- _AIM OF THE EXERCISE_
Pictures are excluded. Copy exactly, and only, the lines from the one containing "Emit a Python" through the one containing "return [1 - bottom / H, 1 - top / H]", both ends included.

- _SOURCE MATERIAL_
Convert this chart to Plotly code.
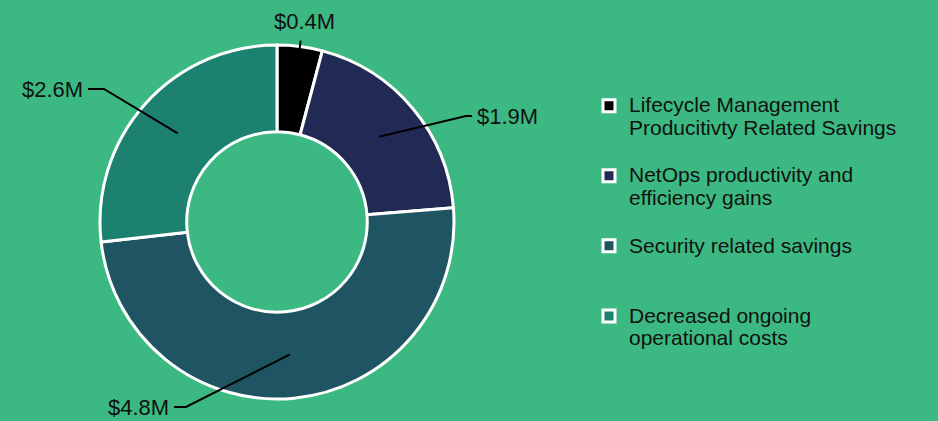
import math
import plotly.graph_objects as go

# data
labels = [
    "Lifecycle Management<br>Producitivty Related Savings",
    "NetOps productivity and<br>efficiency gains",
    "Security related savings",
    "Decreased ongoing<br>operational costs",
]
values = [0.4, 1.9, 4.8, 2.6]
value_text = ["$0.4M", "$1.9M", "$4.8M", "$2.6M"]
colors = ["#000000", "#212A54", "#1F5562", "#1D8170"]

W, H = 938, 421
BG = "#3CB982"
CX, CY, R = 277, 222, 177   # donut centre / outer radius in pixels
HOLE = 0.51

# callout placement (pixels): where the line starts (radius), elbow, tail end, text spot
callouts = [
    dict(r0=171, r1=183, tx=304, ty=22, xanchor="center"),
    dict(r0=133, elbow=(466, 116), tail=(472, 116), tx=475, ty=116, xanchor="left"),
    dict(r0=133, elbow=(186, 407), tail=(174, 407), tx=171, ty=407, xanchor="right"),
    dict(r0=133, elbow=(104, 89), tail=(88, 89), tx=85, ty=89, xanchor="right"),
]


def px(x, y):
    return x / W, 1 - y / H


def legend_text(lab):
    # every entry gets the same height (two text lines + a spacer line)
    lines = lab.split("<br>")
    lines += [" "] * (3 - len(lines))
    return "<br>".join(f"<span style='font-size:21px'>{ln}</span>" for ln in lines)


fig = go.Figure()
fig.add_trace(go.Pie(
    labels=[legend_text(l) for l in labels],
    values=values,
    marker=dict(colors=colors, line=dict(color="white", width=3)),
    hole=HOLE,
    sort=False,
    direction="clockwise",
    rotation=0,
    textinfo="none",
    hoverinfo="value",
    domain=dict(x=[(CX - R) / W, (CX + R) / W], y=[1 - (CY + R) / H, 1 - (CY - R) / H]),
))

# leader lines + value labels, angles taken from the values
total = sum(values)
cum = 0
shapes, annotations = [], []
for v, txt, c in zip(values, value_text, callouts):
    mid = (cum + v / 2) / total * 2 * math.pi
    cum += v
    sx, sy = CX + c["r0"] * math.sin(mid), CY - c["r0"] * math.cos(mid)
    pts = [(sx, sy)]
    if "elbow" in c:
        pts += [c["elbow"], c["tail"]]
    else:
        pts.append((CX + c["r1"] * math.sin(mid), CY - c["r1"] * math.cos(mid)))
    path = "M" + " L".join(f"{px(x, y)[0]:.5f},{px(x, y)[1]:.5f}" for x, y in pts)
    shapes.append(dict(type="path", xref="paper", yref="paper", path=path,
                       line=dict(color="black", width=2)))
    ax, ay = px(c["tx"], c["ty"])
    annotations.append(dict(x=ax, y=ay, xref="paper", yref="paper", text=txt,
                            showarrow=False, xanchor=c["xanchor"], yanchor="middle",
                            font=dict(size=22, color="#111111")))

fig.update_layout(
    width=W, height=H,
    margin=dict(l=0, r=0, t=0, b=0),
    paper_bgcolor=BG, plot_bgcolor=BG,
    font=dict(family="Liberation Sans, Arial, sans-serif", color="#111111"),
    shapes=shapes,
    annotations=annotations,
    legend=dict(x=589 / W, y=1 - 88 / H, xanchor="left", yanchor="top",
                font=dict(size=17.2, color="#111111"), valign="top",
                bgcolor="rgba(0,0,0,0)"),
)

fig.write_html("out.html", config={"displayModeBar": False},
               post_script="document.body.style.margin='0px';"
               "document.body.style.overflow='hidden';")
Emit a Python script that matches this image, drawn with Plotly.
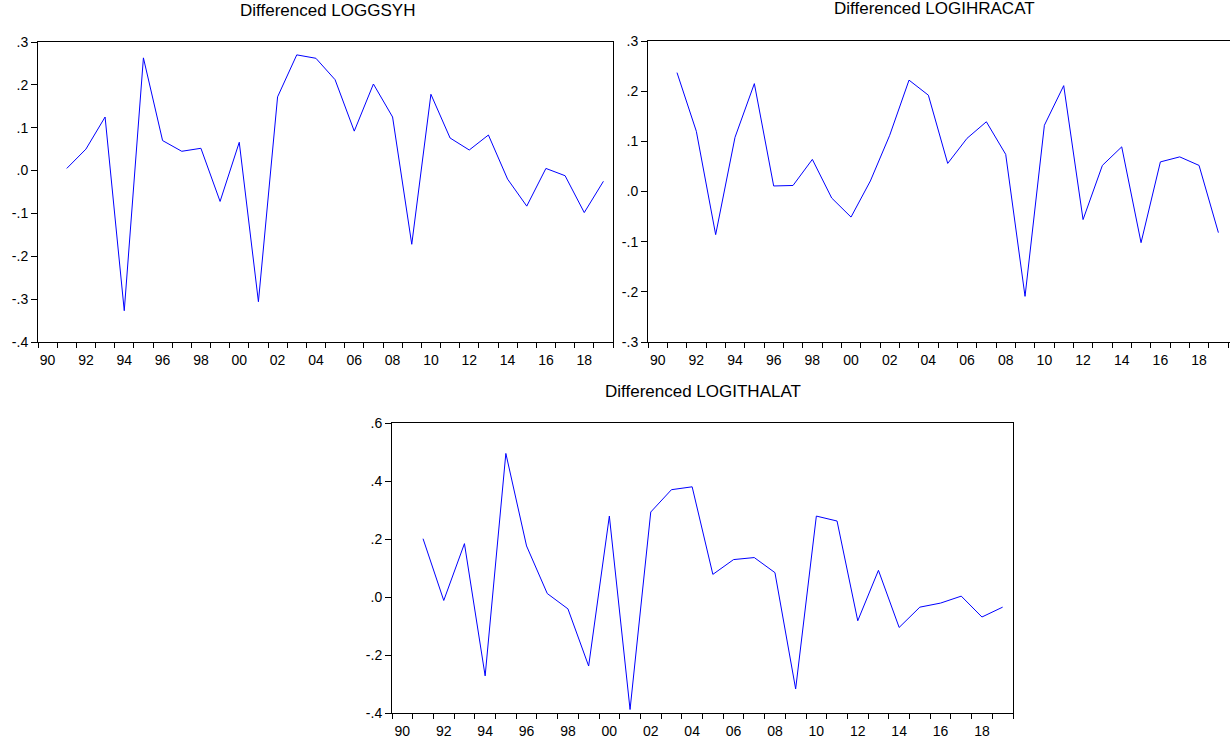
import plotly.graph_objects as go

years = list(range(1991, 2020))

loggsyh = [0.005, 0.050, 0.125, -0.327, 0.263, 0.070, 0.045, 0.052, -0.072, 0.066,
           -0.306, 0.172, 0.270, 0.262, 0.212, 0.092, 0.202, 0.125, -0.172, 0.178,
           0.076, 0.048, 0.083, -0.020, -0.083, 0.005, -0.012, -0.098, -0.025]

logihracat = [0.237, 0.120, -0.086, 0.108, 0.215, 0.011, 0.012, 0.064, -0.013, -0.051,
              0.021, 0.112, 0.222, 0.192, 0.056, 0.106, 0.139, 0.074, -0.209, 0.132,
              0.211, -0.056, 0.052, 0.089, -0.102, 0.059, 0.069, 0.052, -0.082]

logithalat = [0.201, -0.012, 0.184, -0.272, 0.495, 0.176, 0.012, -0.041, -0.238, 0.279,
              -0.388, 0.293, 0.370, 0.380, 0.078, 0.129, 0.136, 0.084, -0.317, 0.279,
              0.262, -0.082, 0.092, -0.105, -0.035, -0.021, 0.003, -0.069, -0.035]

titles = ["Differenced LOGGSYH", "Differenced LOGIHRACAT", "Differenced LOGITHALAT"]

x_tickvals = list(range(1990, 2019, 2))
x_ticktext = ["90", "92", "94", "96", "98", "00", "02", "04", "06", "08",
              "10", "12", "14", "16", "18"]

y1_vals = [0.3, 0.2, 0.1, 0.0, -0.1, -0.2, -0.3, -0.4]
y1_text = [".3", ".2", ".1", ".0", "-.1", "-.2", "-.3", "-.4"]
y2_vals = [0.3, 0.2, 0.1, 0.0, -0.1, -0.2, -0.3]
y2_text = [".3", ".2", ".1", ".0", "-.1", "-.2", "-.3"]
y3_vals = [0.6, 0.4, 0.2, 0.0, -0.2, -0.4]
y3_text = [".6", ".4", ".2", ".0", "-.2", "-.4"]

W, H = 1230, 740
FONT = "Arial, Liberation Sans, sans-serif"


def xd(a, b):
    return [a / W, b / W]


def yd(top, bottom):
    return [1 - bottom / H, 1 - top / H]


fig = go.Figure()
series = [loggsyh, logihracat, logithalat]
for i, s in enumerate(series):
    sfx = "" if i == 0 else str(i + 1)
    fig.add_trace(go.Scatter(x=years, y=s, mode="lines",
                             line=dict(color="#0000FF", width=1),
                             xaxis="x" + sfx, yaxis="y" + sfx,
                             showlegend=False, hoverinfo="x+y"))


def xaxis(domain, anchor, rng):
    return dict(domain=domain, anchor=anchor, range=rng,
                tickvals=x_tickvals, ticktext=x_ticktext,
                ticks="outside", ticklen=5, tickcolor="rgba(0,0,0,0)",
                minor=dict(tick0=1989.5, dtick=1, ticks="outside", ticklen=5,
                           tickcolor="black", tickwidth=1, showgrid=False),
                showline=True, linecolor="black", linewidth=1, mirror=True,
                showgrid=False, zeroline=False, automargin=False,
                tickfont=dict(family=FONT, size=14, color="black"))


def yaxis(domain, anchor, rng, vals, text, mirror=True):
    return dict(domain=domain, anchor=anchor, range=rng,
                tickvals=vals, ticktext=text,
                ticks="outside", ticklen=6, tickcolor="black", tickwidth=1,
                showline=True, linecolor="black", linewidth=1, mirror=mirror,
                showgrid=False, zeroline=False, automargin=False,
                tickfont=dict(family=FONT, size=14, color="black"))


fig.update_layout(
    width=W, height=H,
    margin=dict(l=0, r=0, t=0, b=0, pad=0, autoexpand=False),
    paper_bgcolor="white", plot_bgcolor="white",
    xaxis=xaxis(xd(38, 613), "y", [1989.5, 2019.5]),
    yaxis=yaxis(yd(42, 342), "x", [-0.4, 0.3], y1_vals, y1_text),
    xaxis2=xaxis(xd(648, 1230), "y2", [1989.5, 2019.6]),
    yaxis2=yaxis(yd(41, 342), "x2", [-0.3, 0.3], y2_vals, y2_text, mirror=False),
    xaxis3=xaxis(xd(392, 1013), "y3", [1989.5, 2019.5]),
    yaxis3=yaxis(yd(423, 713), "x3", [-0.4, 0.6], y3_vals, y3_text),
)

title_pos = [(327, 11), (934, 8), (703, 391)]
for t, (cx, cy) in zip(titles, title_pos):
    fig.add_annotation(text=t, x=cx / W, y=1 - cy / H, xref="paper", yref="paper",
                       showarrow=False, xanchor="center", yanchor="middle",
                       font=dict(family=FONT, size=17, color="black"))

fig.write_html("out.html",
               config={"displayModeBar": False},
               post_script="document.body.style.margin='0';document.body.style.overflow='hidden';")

- _THE RESULT_
Emit a Python script that matches this image, drawn with Plotly.
import plotly.graph_objects as go

years = list(range(1991, 2020))

loggsyh = [0.005, 0.050, 0.125, -0.327, 0.263, 0.070, 0.045, 0.052, -0.072, 0.066,
           -0.306, 0.172, 0.270, 0.262, 0.212, 0.092, 0.202, 0.125, -0.172, 0.178,
           0.076, 0.048, 0.083, -0.020, -0.083, 0.005, -0.012, -0.098, -0.025]

logihracat = [0.237, 0.120, -0.086, 0.108, 0.215, 0.011, 0.012, 0.064, -0.013, -0.051,
              0.021, 0.112, 0.222, 0.192, 0.056, 0.106, 0.139, 0.074, -0.209, 0.132,
              0.211, -0.056, 0.052, 0.089, -0.102, 0.059, 0.069, 0.052, -0.082]

logithalat = [0.201, -0.012, 0.184, -0.272, 0.495, 0.176, 0.012, -0.041, -0.238, 0.279,
              -0.388, 0.293, 0.370, 0.380, 0.078, 0.129, 0.136, 0.084, -0.317, 0.279,
              0.262, -0.082, 0.092, -0.105, -0.035, -0.021, 0.003, -0.069, -0.035]

titles = ["Differenced LOGGSYH", "Differenced LOGIHRACAT", "Differenced LOGITHALAT"]

x_tickvals = list(range(1990, 2019, 2))
x_ticktext = ["90", "92", "94", "96", "98", "00", "02", "04", "06", "08",
              "10", "12", "14", "16", "18"]

y1_vals = [0.3, 0.2, 0.1, 0.0, -0.1, -0.2, -0.3, -0.4]
y1_text = [".3", ".2", ".1", ".0", "-.1", "-.2", "-.3", "-.4"]
y2_vals = [0.3, 0.2, 0.1, 0.0, -0.1, -0.2, -0.3]
y2_text = [".3", ".2", ".1", ".0", "-.1", "-.2", "-.3"]
y3_vals = [0.6, 0.4, 0.2, 0.0, -0.2, -0.4]
y3_text = [".6", ".4", ".2", ".0", "-.2", "-.4"]

W, H = 1230, 740
FONT = "Arial, Liberation Sans, sans-serif"


def xd(a, b):
    return [a / W, b / W]


def yd(top, bottom):
    return [1 - bottom / H, 1 - top / H]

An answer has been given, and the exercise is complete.